Outre quelques cartels qui introduisent les sous-sections de l’exposition en résumant assez schématiquement les enjeux de la production du photographe (Steichen et le portrait, Steichen et l’histoire de l’art, Steichen : une éducation parisienne, Steichen, la photographie et les magazines, Steichen et la mode, etc.), l’essentiel du propos consiste en l’identification des individus photographiés par l’artiste.Malheureusement, la plupart de ces identifications sont considérablement anecdotiques et réductrices, les détails biographiques dont elles sont truffées apportant bien peu de lumière sur le travail de Steichen. Le discours vise plutôt à célébrer l’inventivité novatrice de Steichen, en le présentant comme le pionnier de la photographie de mode, voire de l’imagerie glamour.

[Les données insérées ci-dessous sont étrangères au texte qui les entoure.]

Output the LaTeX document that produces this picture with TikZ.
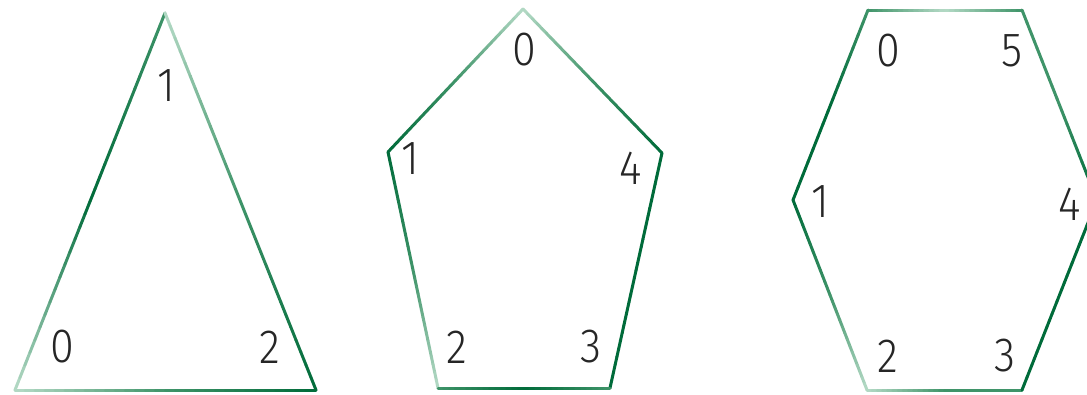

Si l’exposition comporte plusieurs tirages qui, par des mises en scène aux éclairages savamment travaillés, confirment le savoir-faire de cet incontournable de l’histoire de la photographie, elle ne fait cependant qu’effleurer la question de l’apport inévitable du processus éditorial dans la production d’images destinées à une diffusion médiatique.

En effet, l’exposition fait l’économie d’élé­­ments de contextualisation historique qui auraient enrichi considérablement la compréhension du corpus. Une présentation du microcosme socioprofessionnel particulier dans lequel travaillait Steichen aurait permis de situer le processus créatif au sein d’une structure de production où existait assurément une interdépendance entre le travail du photographe et celui des autres artisans des magazines qui l’employaient (assistants, graphistes, rédacteurs, journalistes, etc.). Il aurait été également judicieux d’éclairer le cor­pus à la lumière du rapport de Steichen au genre du portrait dans la période précédant les années Condé Nast, c’est-à-dire à l’époque où le photographe, proche d’Alfred Stieglitz, était une des figures clés du célèbre et avant-gardiste magazine de photographie Camera Work. Plus généralement, un survol historique de l’industrie du portrait photographique, un des principaux créneaux de l’économie de la photographie depuis les années 1850, aurait permis d’atténuerle penchant mythificateur du propos de l’ex­position, en liant le travail du photographe américain à la longue tradition des portraitistes allant notamment de Disdéri à Sander en passant par Carjat et Nadar.

Sans doute peut-on imputer la relative pauvreté du discours de l’exposition au fait que ses concepteurs ont limité leurs recherches aux seules archives Condé Nast. En effet, tout se passe comme si on aspirait moins ici à la mise en lumière du travail de Steichen qu’à la mise en valeur, au sens propre, d’un corpus provenant des archives d’un empire médiatique appartenant au grand collectionneur d’art si Newhouse, qualifié de Médicis moderne par le magazine Forbes1. Bref, tout comme les « beautés périssables » de Hollywood, cette exposition semble trouver dans le caractère séducteur et mythique du glamour les ressources adéquates pour faire de l’histoire de la photographie un produit de consommation culturelle parmi tant d’autres.

1  Anthony Haden-Guest, « Top Billionaire Art Collectors », Forbes (2005). En ligne : www.forbes.com/2005/03/09/cx_ahg_0309hot.html (consulté le 22 janvier 2012).


Historien de l’art, Alexis Desgagnés vit et travaille à Québec, où il partage son temps entre l’écriture, le commissariat d’expositions et la pratique de la photographie. Auteur d’une thèse de doctorat portant sur la propagande visuelle révolutionnaire russe, ses recherches actuelles concernent principalement l’histoire de la photographie d’hier et d’aujourd’hui. Il est également coordonnateur aux communications à vu, centre de diffusion et de production de la photographie.